Return the listing below unchanged, minus its pictures.

▸ **Supplied data**

╔══

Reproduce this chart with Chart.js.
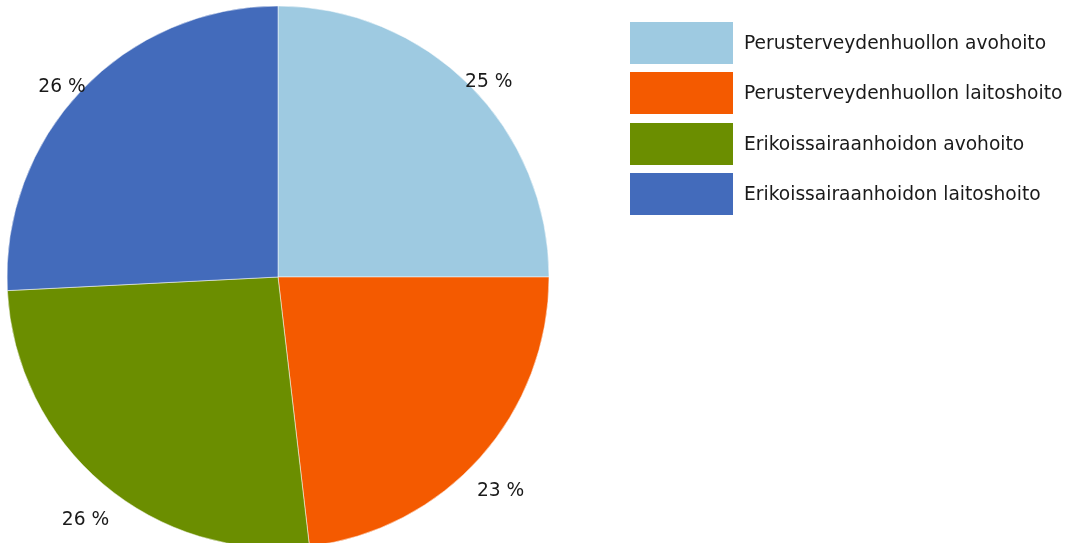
<!DOCTYPE html>
<html>
<head>
<meta charset="utf-8">
<script src="https://cdn.jsdelivr.net/npm/chart.js@4/dist/chart.umd.min.js"></script>
<style>
  html, body { margin: 0; padding: 0; background: #fff; overflow: hidden; width: 1076px; height: 543px; }
  #wrap { position: relative; width: 1076px; height: 548px; }
  canvas { position: absolute; left: 0; top: 0; }
  #legend { position: absolute; left: 630px; top: 22px; font-family: "DejaVu Sans", Verdana, sans-serif; font-size: 18.67px; color: #1a1a1a; }
  .item { position: absolute; left: 0; height: 42px; white-space: nowrap; }
  .box { position: absolute; left: 0; top: 0; width: 103px; height: 42px; }
  .lbl { position: absolute; left: 114px; top: 0; height: 42px; line-height: 42px; }
</style>
</head>
<body>
<div id="wrap">
  <canvas id="c" width="1076" height="548"></canvas>
  <div id="legend"></div>
</div>
<script>
const categories = [
  "Perusterveydenhuollon avohoito",
  "Perusterveydenhuollon laitoshoito",
  "Erikoissairaanhoidon avohoito",
  "Erikoissairaanhoidon laitoshoito"
];
const shares = [25.0, 23.15, 26.05, 25.8];
const shareLabels = ["25 %", "23 %", "26 %", "26 %"];
const colors = ["#9ECAE1", "#F45A00", "#6B8E00", "#436BBB"];

const legendEl = document.getElementById('legend');
categories.forEach((name, i) => {
  const it = document.createElement('div');
  it.className = 'item';
  it.style.top = Math.round(i * 50.34) + 'px';
  const b = document.createElement('div');
  b.className = 'box';
  b.style.background = colors[i];
  const t = document.createElement('div');
  t.className = 'lbl';
  t.textContent = name;
  it.appendChild(b); it.appendChild(t);
  legendEl.appendChild(it);
});

const pieLabels = {
  id: 'pieLabels',
  afterDatasetsDraw(chart) {
    const ctx = chart.ctx;
    const meta = chart.getDatasetMeta(0);
    ctx.save();
    ctx.font = '18.67px "DejaVu Sans", Verdana, sans-serif';
    ctx.fillStyle = '#1a1a1a';
    ctx.textAlign = 'center';
    ctx.textBaseline = 'middle';
    meta.data.forEach((arc, i) => {
      const p = arc.getProps(['x', 'y', 'startAngle', 'endAngle', 'outerRadius'], true);
      const mid = (p.startAngle + p.endAngle) / 2;
      const r = p.outerRadius + 27;
      const x = p.x + Math.cos(mid) * r;
      const y = p.y + Math.sin(mid) * r + 16;
      ctx.fillText(shareLabels[i], x, y);
    });
    ctx.restore();
  }
};

new Chart(document.getElementById('c'), {
  type: 'pie',
  data: {
    labels: categories,
    datasets: [{
      data: shares,
      backgroundColor: colors,
      borderColor: '#ffffff',
      borderWidth: 0.5,
      hoverOffset: 0,
      offset: 0
    }]
  },
  options: {
    responsive: false,
    animation: false,
    devicePixelRatio: 1,
    radius: 271,
    layout: { padding: { left: 7, right: 527, top: 6, bottom: 0 } },
    plugins: {
      legend: { display: false },
      tooltip: { enabled: false }
    },
    events: []
  },
  plugins: [pieLabels]
});
</script>
</body>
</html>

╚══

▸ **Answer to this task**
Reproduce this chart with Chart.js.
<!DOCTYPE html>
<html>
<head>
<meta charset="utf-8">
<script src="https://cdn.jsdelivr.net/npm/chart.js@4/dist/chart.umd.min.js"></script>
<style>
  html, body { margin: 0; padding: 0; background: #fff; overflow: hidden; width: 1076px; height: 543px; }
  #wrap { position: relative; width: 1076px; height: 548px; }
  canvas { position: absolute; left: 0; top: 0; }
  #legend { position: absolute; left: 630px; top: 22px; font-family: "DejaVu Sans", Verdana, sans-serif; font-size: 18.67px; color: #1a1a1a; }
  .item { position: absolute; left: 0; height: 42px; white-space: nowrap; }
  .box { position: absolute; left: 0; top: 0; width: 103px; height: 42px; }
  .lbl { position: absolute; left: 114px; top: 0; height: 42px; line-height: 42px; }
</style>
</head>
<body>
<div id="wrap">
  <canvas id="c" width="1076" height="548"></canvas>
  <div id="legend"></div>
</div>
<script>
const categories = [
  "Perusterveydenhuollon avohoito",
  "Perusterveydenhuollon laitoshoito",
  "Erikoissairaanhoidon avohoito",
  "Erikoissairaanhoidon laitoshoito"
];
const shares = [25.0, 23.15, 26.05, 25.8];
const shareLabels = ["25 %", "23 %", "26 %", "26 %"];
const colors = ["#9ECAE1", "#F45A00", "#6B8E00", "#436BBB"];

const legendEl = document.getElementById('legend');
categories.forEach((name, i) => {
  const it = document.createElement('div');
  it.className = 'item';
  it.style.top = Math.round(i * 50.34) + 'px';
  const b = document.createElement('div');
  b.className = 'box';
  b.style.background = colors[i];
  const t = document.createElement('div');
  t.className = 'lbl';
  t.textContent = name;
  it.appendChild(b); it.appendChild(t);
  legendEl.appendChild(it);
});

const pieLabels = {
  id: 'pieLabels',
  afterDatasetsDraw(chart) {
    const ctx = chart.ctx;
    const meta = chart.getDatasetMeta(0);
    ctx.save();
    ctx.font = '18.67px "DejaVu Sans", Verdana, sans-serif';
    ctx.fillStyle = '#1a1a1a';
    ctx.textAlign = 'center';
    ctx.textBaseline = 'middle';
    meta.data.forEach((arc, i) => {
      const p = arc.getProps(['x', 'y', 'startAngle', 'endAngle', 'outerRadius'], true);
      const mid = (p.startAngle + p.endAngle) / 2;
      const r = p.outerRadius + 27;
      const x = p.x + Math.cos(mid) * r;
      const y = p.y + Math.sin(mid) * r + 16;
      ctx.fillText(shareLabels[i], x, y);
    });
    ctx.restore();
  }
};

new Chart(document.getElementById('c'), {
  type: 'pie',
  data: {
    labels: categories,
    datasets: [{
      data: shares,
      backgroundColor: colors,
      borderColor: '#ffffff',
      borderWidth: 0.5,
      hoverOffset: 0,
      offset: 0
    }]
  },
  options: {
    responsive: false,
    animation: false,
    devicePixelRatio: 1,
    radius: 271,
    layout: { padding: { left: 7, right: 527, top: 6, bottom: 0 } },
    plugins: {
      legend: { display: false },
      tooltip: { enabled: false }
    },
    events: []
  },
  plugins: [pieLabels]
});
</script>
</body>
</html>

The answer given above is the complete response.